È vero che i bambini che arrivano con l’adozione internazionale sono “più piccoli”, dal punto di vista affettivo, dei coetanei che hanno vissuto in famiglia?

Buongiorno,
sono Giulia, mamma adottiva in attesa di abbinamento.
Confrontandomi con alcune coppie che hanno già affrontato l’adozione, ho più colte colto un’indicazione che un po’ mi spaventa: che i figli che arrivano con l’adozione internazionale sono più indietro, dal punto di vista affettivo, rispetto ai coetanei cresciuti in famiglia. Secondo la vostra esperienza, è vero questo fatto? Come un genitore può affrontarlo al meglio?
Grazie. Un saluto
Giulia

Molti aspiranti genitori adottivi, confrontandosi con gli operatori riguardo alle caratteristiche dei bambini, percepiscono quelli in età scolare come “bambini grandi”. Come se avessero già acquisito le autonomie pratiche ed emotive per essere indipendenti. Come se i genitori li potessero accudire, seguire, guidare, con minor efficacia e minor piacere.
Beh, se è vero che l’essere umano inizia a formare e basare la sua struttura di personalità fin dalla nascita, è vero anche che le possibili evoluzioni e trasformazioni sono possibili a tutte le età.
I bambini che provengono da situazioni di abbandono, poi, scontano carenze significative dal punto di vista della crescita emotiva e psicologica, e a volte anche fisicamente sono più piccoli dei coetanei.

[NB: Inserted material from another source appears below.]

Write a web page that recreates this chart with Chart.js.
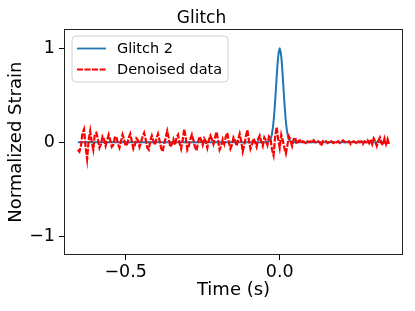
<!DOCTYPE html>
<html>
<head>
<meta charset="utf-8">
<script src="https://cdn.jsdelivr.net/npm/chart.js@4.4.0/dist/chart.umd.min.js"></script>
<style>
  html, body { margin: 0; padding: 0; background: #fff; }
  canvas { display: block; }
</style>
</head>
<body>
<canvas id="chart" width="415" height="311"></canvas>
<script>
    "use strict";

    // Glitch 2 (model)
    var glitchTime = [-0.655, -0.05, -0.04, -0.035, -0.03, -0.025, -0.02, -0.015, -0.01, -0.005, 0.0,
                      0.005, 0.01, 0.015, 0.02, 0.025, 0.03, 0.035, 0.04, 0.05, 0.355];
    var glitchValue = [0, 0, 0.002, 0.01, 0.03, 0.09, 0.22, 0.43, 0.69, 0.91, 1.0,
                       0.91, 0.69, 0.43, 0.22, 0.09, 0.03, 0.01, 0.002, 0, 0];

    // Denoised data, sampled every 5 ms from -0.655 s
    var sampleStart = -0.655;
    var sampleStep = 0.005;
    var denoised = [
        -0.08, -0.10, -0.04, 0.10, 0.14, -0.05, -0.18, 0.02, 0.12, 0.00,
        -0.08, 0.09, 0.10, 0.03, -0.06, -0.02, 0.06, 0.03, -0.04, 0.02,
        0.08, 0.02, -0.05, -0.03, 0.05, 0.06, -0.02, -0.06, 0.01, 0.08,
        0.03, -0.04, -0.02, 0.05, 0.09, 0.01, -0.07, -0.03, 0.04, 0.02,
        -0.05, 0.00, 0.06, 0.10, 0.03, -0.06, -0.08, 0.02, 0.07, 0.01,
        -0.03, 0.04, 0.09, 0.02, -0.06, -0.10, -0.02, 0.05, 0.12, 0.04,
        -0.05, -0.02, 0.03, -0.03, 0.05, 0.08, -0.01, -0.07, 0.02, 0.14,
        0.05, -0.08, -0.04, 0.03, 0.08, 0.02, -0.05, -0.09, 0.00, 0.06,
        0.02, -0.03, 0.04, 0.01, -0.06, 0.02, 0.07, 0.03, -0.02, 0.05,
        0.11, 0.02, -0.08, -0.04, 0.03, -0.02, 0.06, 0.10, 0.00, -0.07,
        -0.03, 0.05, 0.02, -0.04, 0.03, 0.09, 0.01, -0.10, -0.03, 0.06,
        0.13, 0.02, -0.07, -0.02, 0.04, 0.00, -0.05, 0.03, 0.07, 0.01,
        -0.04, 0.05, 0.02, -0.03, 0.06, 0.04, -0.08, -0.14, 0.05, 0.16,
        0.03, -0.06, 0.08, 0.02, -0.06, -0.12, -0.03, 0.06, 0.02, -0.04,
        0.03, 0.05, -0.02, 0.01, 0.02, -0.01, 0.01, 0.00, -0.01, 0.01,
        0.00, 0.01, -0.01, 0.02, 0.00, -0.01, 0.01, 0.00, -0.04, 0.01,
        0.00, 0.01, -0.01, 0.00, 0.02, 0.00, -0.01, 0.01, 0.00, 0.01,
        -0.01, 0.00, 0.02, 0.01, -0.01, 0.00, 0.01, -0.02, 0.00, 0.01,
        0.00, -0.01, 0.01, 0.00, 0.01, -0.02, 0.01, 0.00, 0.02, -0.01,
        0.03, -0.02, 0.04, 0.01, -0.04, 0.02, 0.05, -0.01, -0.03, 0.04,
        -0.02, 0.03, -0.03
    ];

    var xTicks = [-0.5, 0.0];
    var yTicks = [-1, 0, 1];

    var FONT = "'DejaVu Sans', sans-serif";

    var glitchPoints = glitchTime.map(function (t, i) { return {x: t, y: glitchValue[i]}; });
    var denoisedPoints = denoised.map(function (v, i) { return {x: sampleStart + i * sampleStep, y: v}; });

    function fmt(v, digits) {
        var s = v.toFixed(digits);
        return s.replace('-', '\u2212');
    }

    // Frame + legend box drawn like matplotlib
    var framePlugin = {
        id: 'frame',
        afterDraw: function (chart) {
            var ctx = chart.ctx;
            var a = chart.chartArea;
            ctx.save();
            ctx.strokeStyle = '#222';
            ctx.lineWidth = 1;
            ctx.strokeRect(Math.round(a.left) + 0.5, Math.round(a.top) + 0.5,
                Math.round(a.right - a.left) - 1, Math.round(a.bottom - a.top) - 1);

            // legend
            var bx = 72, by = 36, bw = 156, bh = 46, r = 4;
            ctx.beginPath();
            ctx.moveTo(bx + r, by);
            ctx.arcTo(bx + bw, by, bx + bw, by + bh, r);
            ctx.arcTo(bx + bw, by + bh, bx, by + bh, r);
            ctx.arcTo(bx, by + bh, bx, by, r);
            ctx.arcTo(bx, by, bx + bw, by, r);
            ctx.closePath();
            ctx.fillStyle = 'rgba(255,255,255,0.8)';
            ctx.fill();
            ctx.strokeStyle = '#d0d0d0';
            ctx.lineWidth = 1;
            ctx.stroke();

            ctx.font = '14.5px ' + FONT;
            ctx.textBaseline = 'middle';
            ctx.fillStyle = '#000';
            var rows = [48.5, 69.5];
            chart.data.datasets.forEach(function (ds, i) {
                ctx.beginPath();
                ctx.strokeStyle = ds.borderColor;
                ctx.lineWidth = 1.8;
                ctx.setLineDash(ds.borderDash || []);
                ctx.moveTo(77, rows[i]);
                ctx.lineTo(106, rows[i]);
                ctx.stroke();
                ctx.setLineDash([]);
                ctx.fillText(ds.label, 117, rows[i] + 1);
            });
            ctx.restore();
        }
    };

    var ctx = document.getElementById('chart').getContext('2d');
    var myChart = new Chart(ctx, {
        type: 'line',
        data: {
            datasets: [{
                label: 'Glitch 2',
                data: glitchPoints,
                borderColor: '#1f77b4',
                borderWidth: 2,
                pointRadius: 0,
                tension: 0.3,
                fill: false,
                order: 2
            }, {
                label: 'Denoised data',
                data: denoisedPoints,
                borderColor: '#ff0000',
                borderWidth: 2.2,
                borderDash: [6, 1.5],
                pointRadius: 0,
                tension: 0,
                fill: false,
                order: 1
            }]
        },
        options: {
            responsive: false,
            animation: false,
            layout: {
                padding: {left: 0, right: 12, top: 0, bottom: 0}
            },
            plugins: {
                legend: {display: false},
                tooltip: {enabled: false},
                title: {
                    display: true,
                    text: 'Glitch',
                    color: '#000',
                    font: {family: FONT, size: 17, weight: 'normal'},
                    padding: {top: 8, bottom: 1}
                }
            },
            scales: {
                x: {
                    type: 'linear',
                    min: -0.70,
                    max: 0.40,
                    afterBuildTicks: function (scale) {
                        scale.ticks = xTicks.map(function (v) { return {value: v}; });
                    },
                    afterFit: function (scale) { scale.height = 56; },
                    ticks: {
                        color: '#000',
                        font: {family: FONT, size: 17.5},
                        padding: 2,
                        maxRotation: 0,
                        callback: function (v) { return fmt(v, 1); }
                    },
                    grid: {
                        drawOnChartArea: false,
                        drawTicks: true,
                        tickLength: 5,
                        color: '#000'
                    },
                    border: {display: false},
                    title: {
                        display: true,
                        text: 'Time (s)',
                        color: '#000',
                        font: {family: FONT, size: 18},
                        padding: {top: 0, bottom: 10}
                    }
                },
                y: {
                    type: 'linear',
                    min: -1.2,
                    max: 1.2,
                    afterBuildTicks: function (scale) {
                        scale.ticks = yTicks.map(function (v) { return {value: v}; });
                    },
                    afterFit: function (scale) { scale.width = 64; },
                    ticks: {
                        color: '#000',
                        font: {family: FONT, size: 17.5},
                        padding: 4,
                        callback: function (v) { return fmt(v, 0); }
                    },
                    grid: {
                        drawOnChartArea: false,
                        drawTicks: true,
                        tickLength: 5,
                        color: '#000'
                    },
                    border: {display: false},
                    title: {
                        display: true,
                        text: 'Normalized Strain',
                        color: '#000',
                        font: {family: FONT, size: 18},
                        padding: {top: 6, bottom: 0}
                    }
                }
            }
        },
        plugins: [framePlugin]
    });
</script>
</body>
</html>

L’essere umano procede nel suo sviluppo attraverso la relazione: impara a camminare perché qualcuno gli tiene la mano e lo aiuta a risollevarsi quando cade; impara a parlare ascoltando gli altri che gli parlano e che in seguito dialogano con lui; impara a fidarsi quando gli viene offerta la possibilità di appoggiarsi, di essere amato e accudito.
La mancanza di punti di riferimento stabili e l’inadeguatezza della cure offerte non permette ai bambini una crescita regolare, da nessun punto di vista. Spesso i bambini scontano ritardi psicomotori dello sviluppo ed esprimono bisogni affettivi non allineati rispetto all’età anagrafica.

Finché non abbiamo chi ci ama, non possiamo sperimentare di essere amati. E solo una base affettiva sicura permette ai bambini di “dedicarsi” alla propria crescita.
Le autonomie che questi bambini ci mostrano da un punto di vista “pratico”, non corrispondono alla loro crescita psicologica. Sono bambini che hanno bisogno di costruire un legame di attaccamento con i genitori adottivi, attraverso l’accudimento, la cura e il contenimento che in genere riserviamo ai bambini più piccoli della loro età. Hanno bisogno di sperimentare continuità e costanza delle cure genitoriali, che consenta loro di “regredire” funzionalmente ed esprimere i loro bisogni profondi di essere curati. Alcuni lo esprimono attraverso la richiesta di contatto fisico costante, altri chiedono di ripercorrere alcune tappe di sviluppo già acquisite (chiedono di indossare il pannolino, di avere il ciuccio, o di attaccarsi al seno della madre). Sono comportamenti che non devono intimorire o preoccupare, anzi, sono un’opportunità unica di vivere insieme, anche metaforicamente, alcune esperienze che fondano il legame genitore-figlio.

Una volta accolti nelle loro richieste, i bambini ritornano ai loro normali livelli di funzionamento e possono procedere con delle fondamenta più sicure e stabili.
Ti amo per tutto ciò che sei, tutto ciò che sei stato e tutto ciò che devi ancora essere. (Hernest Hemingway)

Un caro saluto
Francesca Berti, psicologa e psicoterapeuta di Ai.Bi.